Pakistan’s objective national interests are best served by retaining its recently improved relations with Russia while simultaneously improving its troubled ties with the US. Neither should occur at the expense of the other since a balance between them is the most optimal scenario. The two latest developments suggest that the new authorities are seriously considering this pragmatic course of action but might have yet to decide on how to proceed. Russian-Pakistani relations have dominated the discourse in that South Asian state since former Prime Minister Imran Khan claimed that the US ousted him in early April as punishment for his independent foreign policy, particularly its Russian dimension. The new authorities, however, insist that their no-confidence motion against him was constitutional and therefore legal. Whatever side of the debate one stands on, there’s no denying that bilateral ties have been politicised after the latest events. Two recent developments indicate that Russia is sincerely interested in continuing its close cooperation with Pakistan despite the scandal that accompanied the new authorities’ rise to power. Their ties have thus far been characterised by joint anti-terrorist drills, political coordination in Afghanistan, and negotiations over agricultural and energy cooperation. They’re mutually beneficial and not aimed against any third parties. Moscow’s position towards all of its partners is that their relations should always be free from any external influences. In the context of ties with Islamabad, this means that the Kremlin expects that the possible improvement of Pakistani-American ties won’t negatively impact Pakistani-Russian ones.

Observers should keep this in mind when interpreting the report from The Express Tribune claiming that President Vladimir Putin and Prime Minister Sharif have quietly exchanged letters expressing their mutual desire to continue comprehensively cooperating with one another. That Pakistani outlet is regarded as a credible source of information so its report shouldn’t be dismissed out of hand. It claimed that a senior foreign office official from their country spoke to them on the condition of anonymity to reveal that “Putin expressed the desire to deepen cooperation between the two countries. PM Shehbaz wrote back to Putin thanking him for his felicitation message and expressed similar sentiments on bilateral ties between the two countries as well as cooperation on Afghanistan.” If true, then it’s a promising development which might put to rest some of the suspicions that the new authorities are operating under US influence or might even be completely controlled by the declining unipolar hegemon. The second event worth considering in this context is the Russian Embassy in Pakistan’s tweet on Thursday that Foreign Minister Sergey Lavrov congratulated Bilawal Bhutto on his appointment as the new Foreign Minister. This confirms Russia’s sincere interest in continuing to closely cooperate with Pakistan and adds credence to The Express Tribune’s report.

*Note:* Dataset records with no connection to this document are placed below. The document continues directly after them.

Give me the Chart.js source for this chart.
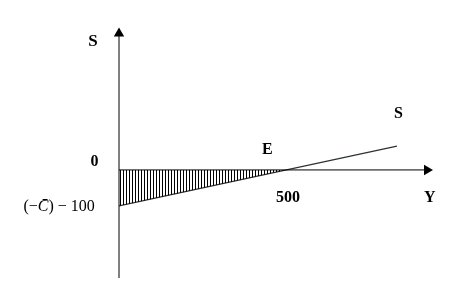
<!DOCTYPE html>
<html>
<head>
<meta charset="utf-8">
<script src="https://cdn.jsdelivr.net/npm/chart.js@4/dist/chart.umd.min.js"></script>
<style>
  body { margin: 0; background: #fff; }
  #wrap { width: 453px; height: 306px; }
</style>
</head>
<body>
<div id="wrap"><canvas id="myChart" width="453" height="306"></canvas></div>
<script>
// saving function S = -100 + 0.2 Y
var lineY = [0, 832];
var lineS = [-100, 66];
// shaded dissaving part, up to break-even E
var shadeY = [0, 500];
var shadeS = [-100, 0];
// axis extents
var axisYRange = [0, 937];
var axisSRange = [-300, 394];
var arrowLen = 15;
// labels: pieces of [text, font], Y, S
var serif = '"Liberation Serif"';
var labels = [
  [[['S', 'bold 17px ' + serif]], -92, 355],
  [[['0', 'bold 16px ' + serif]], -85, 22],
  [[['(\u2212', '16px ' + serif], ['C\u0304', 'italic 16px ' + serif], [') \u2212 100', '16px ' + serif]], -286, -103],
  [[['E', 'bold 16px ' + serif]], 428, 55],
  [[['500', 'bold 16px ' + serif]], 470, -78],
  [[['S', 'bold 16px ' + serif]], 823, 155],
  [[['Y', 'bold 16px ' + serif]], 913, -78]
];

var pts = function(xs, ys) {
  return xs.map(function(x, i) { return {x: x, y: ys[i]}; });
};

// vertical hatching pattern
var pc = document.createElement('canvas');
pc.width = 3; pc.height = 4;
var pctx = pc.getContext('2d');
pctx.fillStyle = '#000';
pctx.fillRect(0, 0, 1, 4);
var hatch = document.getElementById('myChart').getContext('2d').createPattern(pc, 'repeat');

var textPlugin = {
  id: 'texts',
  afterDraw: function(chart) {
    var ctx = chart.ctx;
    var xs = chart.scales.x, ys = chart.scales.y;
    ctx.save();
    ctx.fillStyle = '#000';
    ctx.textAlign = 'left';
    ctx.textBaseline = 'middle';
    labels.forEach(function(l) {
      var x = xs.getPixelForValue(l[1]);
      var y = ys.getPixelForValue(l[2]);
      l[0].forEach(function(p) {
        ctx.font = p[1];
        ctx.fillText(p[0], x, y);
        x += ctx.measureText(p[0]).width;
      });
    });
    ctx.restore();
  }
};

var chart = new Chart(document.getElementById('myChart'), {
  type: 'scatter',
  plugins: [textPlugin],
  data: {
    datasets: [{
      data: pts(shadeY, shadeS),
      showLine: true,
      borderWidth: 0,
      borderColor: 'rgba(0,0,0,0)',
      backgroundColor: hatch,
      fill: 'origin',
      pointRadius: 0
    }, {
      data: pts([axisYRange[0], axisYRange[1] - arrowLen], [0, 0]),
      showLine: true,
      clip: false,
      borderColor: '#000',
      borderWidth: 1,
      pointStyle: 'triangle',
      pointRotation: 90,
      pointRadius: [0, 6],
      backgroundColor: '#000',
      pointBorderWidth: 0
    }, {
      data: pts([0, 0], [axisSRange[0], axisSRange[1] - arrowLen]),
      showLine: true,
      clip: false,
      borderColor: '#000',
      borderWidth: 1,
      pointStyle: 'triangle',
      pointRadius: [0, 6],
      backgroundColor: '#000',
      pointBorderWidth: 0
    }, {
      data: pts(lineY, lineS),
      showLine: true,
      borderColor: '#2b332b',
      borderWidth: 1.2,
      pointRadius: 0
    }]
  },
  options: {
    responsive: false,
    animation: false,
    layout: { padding: { left: 119, right: 21, top: 28, bottom: 28 } },
    plugins: { legend: { display: false }, tooltip: { enabled: false } },
    scales: {
      x: { type: 'linear', min: axisYRange[0], max: axisYRange[1], display: false },
      y: { type: 'linear', min: axisSRange[0], max: axisSRange[1], display: false }
    }
  }
});
</script>
</body>
</html>
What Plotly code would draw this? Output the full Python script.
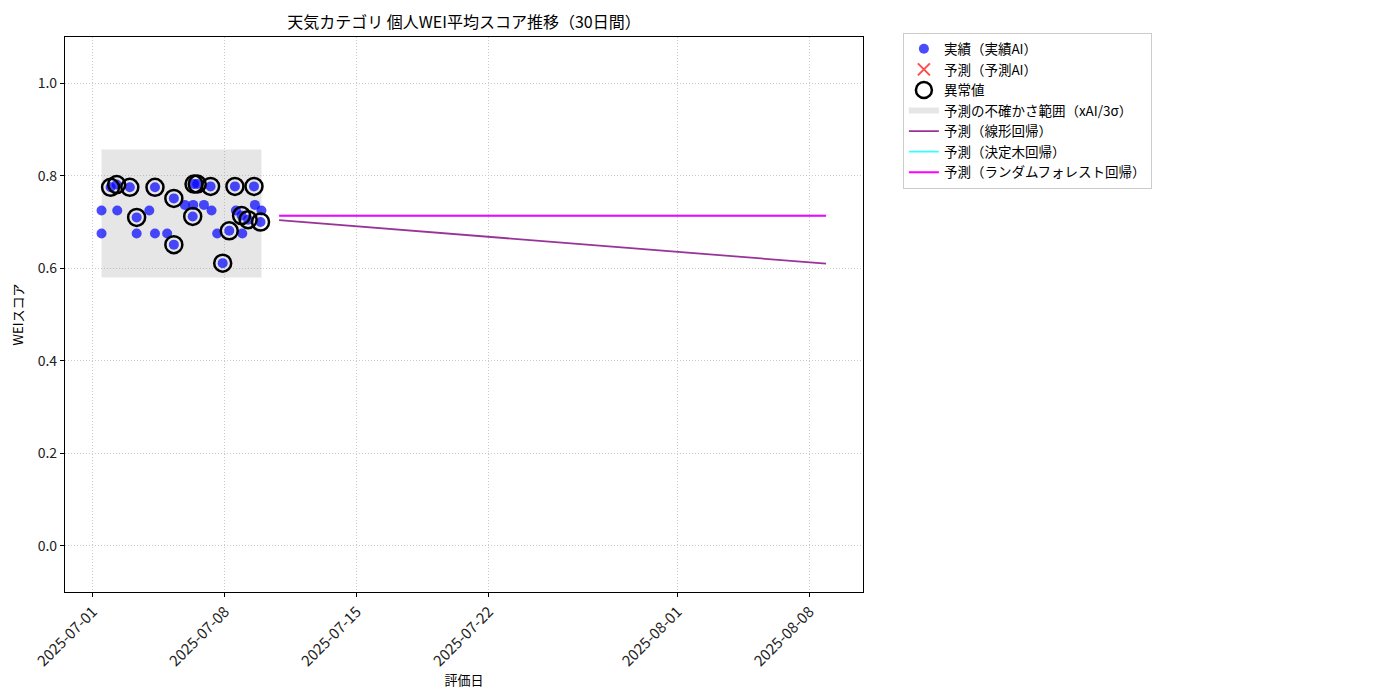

Analysing both developments back-to-back, it certainly seems like the new authorities are receptive to Russia’s recent outreaches. The reported exchange of letters between their leaders and Foreign Minister Lavrov’s public invitation to his Pakistani counterpart to visit Moscow suggest at the very least that baby steps are being taken to keep their ties on track despite the scandalous context in which they’re being practiced following early April’s change of government and the former premier’s speculation about the reason behind his ouster. This is a positive development that should be celebrated by both sides, but it would of course be best if these are actually signs of something bigger that might be in the works between them. To explain, bilateral relations are extremely promising and have the exciting potential to truly develop into a comprehensive strategic partnership with time. For that to happen, though, they must absolutely remain on track and mustn’t be slowed down whatsoever at all no matter how much the US might pressure Pakistan to do so. Pakistan’s objective national interests are best served by retaining its recently improved relations with Russia while simultaneously improving its troubled ties with the US. Neither should occur at the expense of the other since a balance between them is the most optimal scenario. The two latest developments suggest that the new authorities are seriously considering this pragmatic course of action but might have yet to decide on how to proceed. That’s somewhat understandable considering how politicised relations with Russia have become due to the scandal surrounding the recent change of government and speculation about what Pakistan might have to compromise on as a quid pro quo for improving ties with the US. Nevertheless, it’s still a positive step in the right direction that baby steps are at least being taken to ensure that relations with Russia aren’t harmed by what just transpired in the country. It remains to be seen whether the pace of their previously rapid rapprochement with Russia will continue, but it doesn’t look like their prior progress will be reversed barring some unexpected development. That being the case, Pakistan should be praised for not abandoning the Russian vector of its grand strategy, which will hopefully continue to strengthen.